▶ Aim
Transcribe the listing verbatim. Do not carry over any pictures.

▶ Extracted records

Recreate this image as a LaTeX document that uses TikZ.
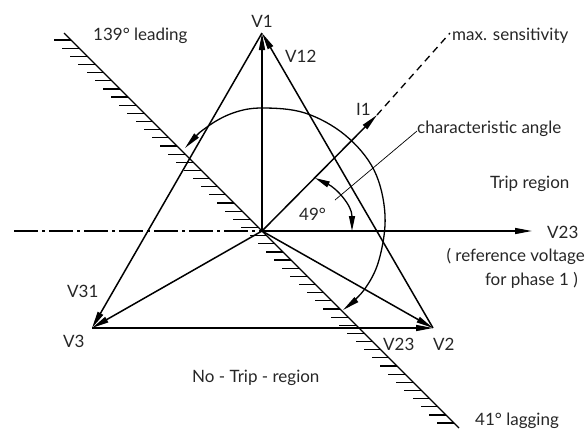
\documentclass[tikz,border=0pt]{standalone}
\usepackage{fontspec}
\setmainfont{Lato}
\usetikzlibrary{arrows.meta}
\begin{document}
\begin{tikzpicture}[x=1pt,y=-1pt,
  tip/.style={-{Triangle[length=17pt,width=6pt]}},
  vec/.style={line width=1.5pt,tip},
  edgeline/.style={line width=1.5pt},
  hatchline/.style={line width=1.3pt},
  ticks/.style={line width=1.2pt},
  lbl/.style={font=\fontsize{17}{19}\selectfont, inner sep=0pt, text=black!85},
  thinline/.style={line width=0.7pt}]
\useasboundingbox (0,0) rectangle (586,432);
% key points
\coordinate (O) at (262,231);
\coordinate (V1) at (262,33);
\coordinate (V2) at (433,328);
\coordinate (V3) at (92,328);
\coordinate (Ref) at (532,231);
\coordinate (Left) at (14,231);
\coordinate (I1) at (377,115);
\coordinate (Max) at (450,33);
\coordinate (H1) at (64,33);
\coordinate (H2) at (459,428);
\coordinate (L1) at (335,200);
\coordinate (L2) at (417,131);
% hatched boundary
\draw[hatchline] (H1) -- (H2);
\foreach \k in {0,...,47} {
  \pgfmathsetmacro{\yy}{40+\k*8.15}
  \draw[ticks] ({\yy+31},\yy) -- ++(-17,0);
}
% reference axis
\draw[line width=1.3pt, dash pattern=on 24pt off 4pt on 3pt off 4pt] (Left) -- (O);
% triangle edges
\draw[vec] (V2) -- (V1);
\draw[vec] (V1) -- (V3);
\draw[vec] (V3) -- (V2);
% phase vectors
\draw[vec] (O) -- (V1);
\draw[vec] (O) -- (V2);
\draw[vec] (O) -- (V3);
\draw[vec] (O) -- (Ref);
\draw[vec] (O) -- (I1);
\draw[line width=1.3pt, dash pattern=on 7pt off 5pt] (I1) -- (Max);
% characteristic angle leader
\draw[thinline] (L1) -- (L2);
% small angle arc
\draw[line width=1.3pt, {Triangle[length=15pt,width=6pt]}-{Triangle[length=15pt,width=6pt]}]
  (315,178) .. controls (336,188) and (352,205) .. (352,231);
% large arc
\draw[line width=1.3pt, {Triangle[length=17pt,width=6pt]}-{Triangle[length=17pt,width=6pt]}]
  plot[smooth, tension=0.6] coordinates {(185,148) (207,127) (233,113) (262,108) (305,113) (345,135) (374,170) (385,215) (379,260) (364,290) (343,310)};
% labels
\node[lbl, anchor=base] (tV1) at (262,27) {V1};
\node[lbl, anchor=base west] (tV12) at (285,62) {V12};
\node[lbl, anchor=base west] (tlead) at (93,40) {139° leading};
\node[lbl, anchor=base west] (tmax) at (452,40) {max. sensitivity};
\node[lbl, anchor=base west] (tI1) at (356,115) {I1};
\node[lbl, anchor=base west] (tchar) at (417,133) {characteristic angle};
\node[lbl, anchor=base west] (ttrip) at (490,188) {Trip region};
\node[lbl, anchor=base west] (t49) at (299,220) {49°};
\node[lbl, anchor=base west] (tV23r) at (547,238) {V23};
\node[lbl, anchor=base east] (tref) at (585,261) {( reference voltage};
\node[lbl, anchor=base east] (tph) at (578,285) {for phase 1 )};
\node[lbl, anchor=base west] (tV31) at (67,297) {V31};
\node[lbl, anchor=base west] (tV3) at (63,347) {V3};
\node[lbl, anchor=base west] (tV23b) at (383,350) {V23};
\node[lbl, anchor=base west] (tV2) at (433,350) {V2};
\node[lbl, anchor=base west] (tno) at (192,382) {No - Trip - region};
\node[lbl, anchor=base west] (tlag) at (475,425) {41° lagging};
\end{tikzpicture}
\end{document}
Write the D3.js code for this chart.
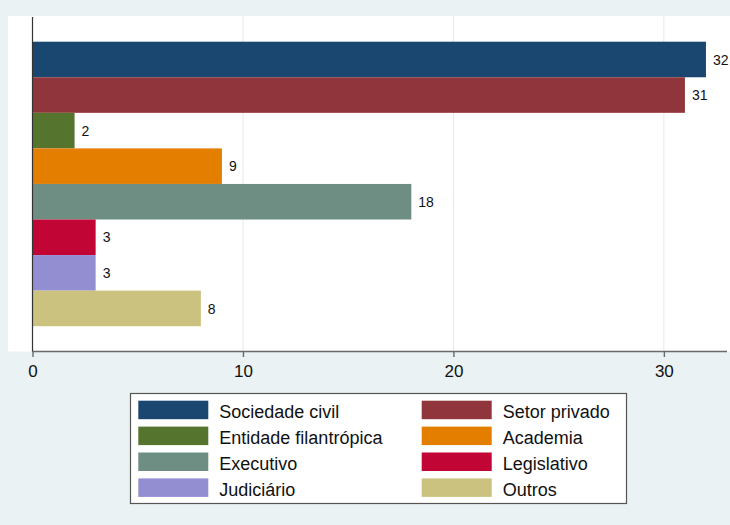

▶ Full output
Recreate this image as a LaTeX document that uses TikZ.
\documentclass[tikz,border=0pt]{standalone}
\usepackage{fontspec}
\setmainfont{Lato}
\usetikzlibrary{arrows.meta}
\begin{document}
\begin{tikzpicture}[x=1pt,y=-1pt,
  tip/.style={-{Triangle[length=17pt,width=6pt]}},
  vec/.style={line width=1.5pt,tip},
  edgeline/.style={line width=1.5pt},
  hatchline/.style={line width=1.3pt},
  ticks/.style={line width=1.2pt},
  lbl/.style={font=\fontsize{17}{19}\selectfont, inner sep=0pt, text=black!85},
  thinline/.style={line width=0.7pt}]
\useasboundingbox (0,0) rectangle (586,432);
% key points
\coordinate (O) at (262,231);
\coordinate (V1) at (262,33);
\coordinate (V2) at (433,328);
\coordinate (V3) at (92,328);
\coordinate (Ref) at (532,231);
\coordinate (Left) at (14,231);
\coordinate (I1) at (377,115);
\coordinate (Max) at (450,33);
\coordinate (H1) at (64,33);
\coordinate (H2) at (459,428);
\coordinate (L1) at (335,200);
\coordinate (L2) at (417,131);
% hatched boundary
\draw[hatchline] (H1) -- (H2);
\foreach \k in {0,...,47} {
  \pgfmathsetmacro{\yy}{40+\k*8.15}
  \draw[ticks] ({\yy+31},\yy) -- ++(-17,0);
}
% reference axis
\draw[line width=1.3pt, dash pattern=on 24pt off 4pt on 3pt off 4pt] (Left) -- (O);
% triangle edges
\draw[vec] (V2) -- (V1);
\draw[vec] (V1) -- (V3);
\draw[vec] (V3) -- (V2);
% phase vectors
\draw[vec] (O) -- (V1);
\draw[vec] (O) -- (V2);
\draw[vec] (O) -- (V3);
\draw[vec] (O) -- (Ref);
\draw[vec] (O) -- (I1);
\draw[line width=1.3pt, dash pattern=on 7pt off 5pt] (I1) -- (Max);
% characteristic angle leader
\draw[thinline] (L1) -- (L2);
% small angle arc
\draw[line width=1.3pt, {Triangle[length=15pt,width=6pt]}-{Triangle[length=15pt,width=6pt]}]
  (315,178) .. controls (336,188) and (352,205) .. (352,231);
% large arc
\draw[line width=1.3pt, {Triangle[length=17pt,width=6pt]}-{Triangle[length=17pt,width=6pt]}]
  plot[smooth, tension=0.6] coordinates {(185,148) (207,127) (233,113) (262,108) (305,113) (345,135) (374,170) (385,215) (379,260) (364,290) (343,310)};
% labels
\node[lbl, anchor=base] (tV1) at (262,27) {V1};
\node[lbl, anchor=base west] (tV12) at (285,62) {V12};
\node[lbl, anchor=base west] (tlead) at (93,40) {139° leading};
\node[lbl, anchor=base west] (tmax) at (452,40) {max. sensitivity};
\node[lbl, anchor=base west] (tI1) at (356,115) {I1};
\node[lbl, anchor=base west] (tchar) at (417,133) {characteristic angle};
\node[lbl, anchor=base west] (ttrip) at (490,188) {Trip region};
\node[lbl, anchor=base west] (t49) at (299,220) {49°};
\node[lbl, anchor=base west] (tV23r) at (547,238) {V23};
\node[lbl, anchor=base east] (tref) at (585,261) {( reference voltage};
\node[lbl, anchor=base east] (tph) at (578,285) {for phase 1 )};
\node[lbl, anchor=base west] (tV31) at (67,297) {V31};
\node[lbl, anchor=base west] (tV3) at (63,347) {V3};
\node[lbl, anchor=base west] (tV23b) at (383,350) {V23};
\node[lbl, anchor=base west] (tV2) at (433,350) {V2};
\node[lbl, anchor=base west] (tno) at (192,382) {No - Trip - region};
\node[lbl, anchor=base west] (tlag) at (475,425) {41° lagging};
\end{tikzpicture}
\end{document}
Write the D3.js code for this chart.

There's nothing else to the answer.